It took me a few hours to get the elevator to work.  It was a very frustrating process, but it was pretty cool to see it work.  There is no optical illusion.  The video below starts with a steep drop, goes through a double loop, and straight into an elevator car.  The elevator car has a catch and release mechanism.  The elevator car is released when the momentum of the marble is transferred to the back of the car.  The elevator uses a counter weight on the far side of the elevator shaft (not visible in video) to carry the original marble back up.  The marble races though corkscrews, around turns, and over a bump on it's way to the finish.  Although this coaster doesn't take long to finish, it has features that are pretty cool considering it's all paper, tape, marbles, and a little string.  (the counterweight on the other side was made up of 4 marbles taped together).  I tried to make it work without the string, but the tape created too much friction.  I don't have step by step instructions on how to build an elevator.  I'm sure there are a number of different ways it can be accomplished.  The experimentation process is where most of the learning takes place!

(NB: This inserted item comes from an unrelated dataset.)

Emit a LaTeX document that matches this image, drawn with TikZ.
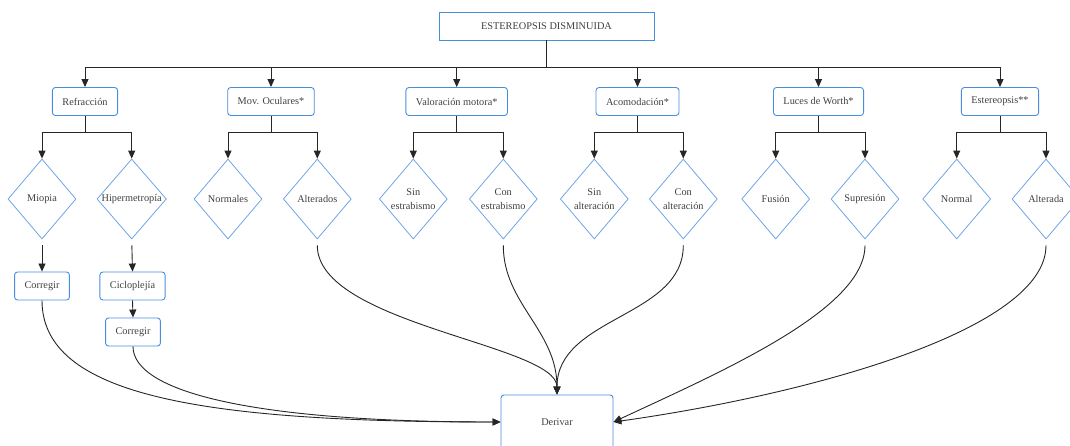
\documentclass[tikz,border=0pt]{standalone}
\usepackage{fontspec}
\setmainfont{Liberation Serif}
\usetikzlibrary{shapes.geometric,arrows.meta}

\begin{document}
\begin{tikzpicture}[x=1pt, y=1pt, >={Triangle[length=8pt,width=7pt]},
		font=\fontsize{10.3}{14}\selectfont,
		caja/.style={draw=azulcaja, line width=0.9pt, rounded corners=3pt, minimum height=28pt, inner xsep=10pt, text=black!75},
		rombo/.style={draw=azulrombo, line width=0.8pt, diamond, minimum width=68pt, minimum height=80pt, inner sep=0pt, align=center, text=black!75},
		conector/.style={->, line width=0.9pt, black!85}]
		\definecolor{azulcaja}{RGB}{70, 142, 222}
		\definecolor{azulrombo}{RGB}{110, 165, 230}
		
		\useasboundingbox (0,0) rectangle (1070,-446);
		
		% cabecera
		\node[caja, rounded corners=0pt, minimum width=215pt] (titulo) at (546.5,-26) {ESTEREOPSIS DISMINUIDA};
		
		% primer nivel
		\node[caja] (refr)   at (85,-101.5)  {Refracción};
		\node[caja] (movoc)  at (271,-101.5) {Mov. Oculares*};
		\node[caja] (valmot) at (456.7,-101.5) {Valoración motora*};
		\node[caja] (acom)   at (637.5,-101.5) {Acomodación*};
		\node[caja] (worth)  at (818.5,-101.5) {Luces de Worth*};
		\node[caja] (ester)  at (1000,-101.5) {Estereopsis**};
		
		% segundo nivel
		\node[rombo] (miopia)    at (42,-199)    {Miopia};
		\node[rombo] (hiper)     at (131.7,-199) {Hipermetropía};
		\node[rombo] (normales)  at (228,-199)   {Normales};
		\node[rombo] (alterados) at (317.3,-199) {Alterados};
		\node[rombo] (sinestr)   at (413.3,-199) {Sin\\estrabismo};
		\node[rombo] (conestr)   at (503.3,-199) {Con\\estrabismo};
		\node[rombo] (sinalt)    at (594.3,-199) {Sin\\alteración};
		\node[rombo] (conalt)    at (683.3,-199) {Con\\alteración};
		\node[rombo] (fusion)    at (775.7,-199) {Fusión};
		\node[rombo] (supresion) at (865,-199)   {Supresión};
		\node[rombo] (normal)    at (956.7,-199) {Normal};
		\node[rombo] (alterada)  at (1046,-199)  {Alterada};
		
		% tratamiento
		\node[caja] (corr1)  at (42,-286)    {Corregir};
		\node[caja] (ciclo)  at (132.5,-286) {Cicloplejía};
		\node[caja] (corr2)  at (133,-332)   {Corregir};
		\node[caja, minimum width=112pt, minimum height=54pt] (derivar) at (557,-422) {Derivar};
		
		% ramas
		\foreach \n in {refr,movoc,valmot,acom,worth,ester}
			\draw[conector] (titulo.south) -- ++(0,-27.5) -| (\n.north);
		\foreach \p/\a/\b in {refr/miopia/hiper, movoc/normales/alterados, valmot/sinestr/conestr,
				acom/sinalt/conalt, worth/fusion/supresion, ester/normal/alterada} {
			\draw[conector] (\p.south) -- ++(0,-16.5) -| (\a.north);
			\draw[conector] (\p.south) -- ++(0,-16.5) -| (\b.north);
		}
		
		\draw[conector, shorten <=6pt] (miopia.south) -- (corr1.north);
		\draw[conector, shorten <=6pt] (hiper.south) -- (ciclo.north);
		\draw[conector] (ciclo.south) -- (corr2.north);
		
		% hacia derivar
		\draw[conector] (corr1.south) to[out=-90, in=180, out distance=95pt, in distance=300pt] (derivar.west);
		\draw[conector] (corr2.south) to[out=-90, in=180, out distance=45pt, in distance=250pt] (derivar.west);
		\draw[conector, shorten <=6pt] (alterados.south) to[out=-90, in=90, out distance=85pt, in distance=50pt] (derivar.north);
		\draw[conector, shorten <=6pt] (conestr.south) to[out=-90, in=90] (derivar.north);
		\draw[conector, shorten <=6pt] (conalt.south) to[out=-90, in=90] (derivar.north);
		\draw[conector, shorten <=6pt] (supresion.south) to[out=-90, in=25, out distance=70pt, in distance=120pt] (derivar.east);
		\draw[conector, shorten <=6pt] (alterada.south) to[out=-90, in=8, out distance=90pt, in distance=200pt] (derivar.east);
\end{tikzpicture}
\end{document}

An easier way to extend the duration of the paper coaster is to incorporate multiple marbles.  According to my rubric, once the first marble is released, the team may not touch the coaster.  In order to have a second marble travel the length of the coaster without student intervention, they must create a release system.  When the first marble finishes its run, it crashes into something... that pulls on a string... that releases another marble at the top of the coaster.  The second marble can either run down the same tracks as the first or you could have a completely separate set of tracks.  

I hope you have a chance to build one of your own.  If you do, be sure to send me some pictures and add any advice you have to the comments.  Thanks for looking!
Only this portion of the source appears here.